Myself and my amazing PR people that I work with decided that I wanted to start this foundation. Obviously, I’ve never done anything like this. You want to do it the right way. You want to have all the paperwork that you need. You want to make sure that everything is done the right way. We just took it day by day, and we’re still working at it. That’s how it pretty much came about. I have always felt, even in having conversations with something like my mentor, Iyanla Vanzant, who I love and respect, she would always say, ‘Well, what are you going to do with this? What is your legacy?’
What do you want your overall outcome to be for the campaign?
I want women and men to feel empowered. I want women to know it’s not your fault, to love yourself. If I can do it, you can do it too.
How did the Bride’s March inspire you?
I went back to my hotel and I was so overwhelmed by just the love and the sisterhood. There’s all these women that I met that we all did this march together in honor of Gladys [Ricart] and for every domestic violence victim, survivor. It’s hard to explain what I felt. I just felt so good. I was like, ‘This is what I’m supposed to be doing.’ It’s just really to bring as much to end the violence and abuse.
After I did that march, that same day … one woman, she stopped me. She’s like, ‘Right now, as we speak, I have a broken collarbone. I’m hiding in a closet.’ These are the kinds of stories and messages that I get. ‘What do I do?’ … Sometimes we just need somebody to talk to and just somebody to tell us that it’s going to be OK.
How does helping other women lift your spirit?
It makes me feel good. I want to do something for the world that is good. Like years ago, I took so much negativity into the world and I didn’t care about anything. Now it’s like my goal and I’m just so focused on wanting to do something positive. It makes me feel good to know that I’m helping somebody. I’m invested. If I start a conversation with this woman who’s just going through it and has kids, and I’m like, ‘OK, we’re going to figure this out,’ I am invested until I feel like I’ve done something to help or I’m helping. And not just the domestic violence survivors and victims — just people in general.

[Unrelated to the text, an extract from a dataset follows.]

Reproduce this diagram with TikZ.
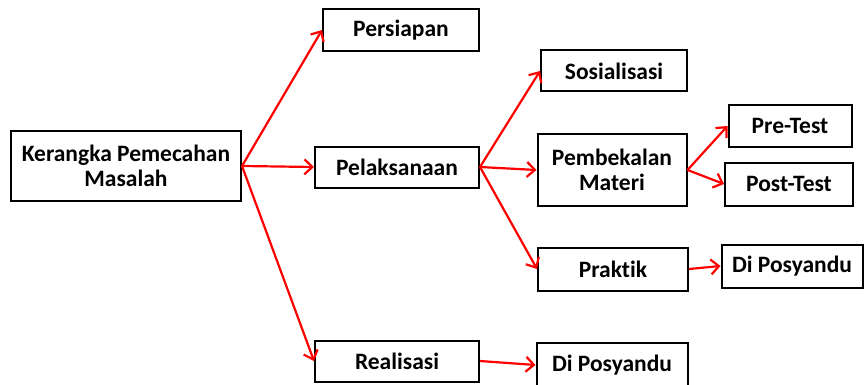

Do you think that compassion comes from your own experience?
I’m glad for those experiences because I feel like it made me who I am today. If I didn’t go through any of that, who knows who I would be? Not that I’m like, ‘Woo, hoo. I’m glad I was abused.’ That’s not what I’m saying. I just feel like certain things happen in your life for a reason and it’s up to you to, like, what are you going to turn that into and how are you going to respond and what are you going to do? I just try to be the strongest person that I can be and just keep on moving. It’s really about my kids too.
I want my kids to know, OK, Mom, you’ve been through some things, but she always had a smile on her face. She was always there for us.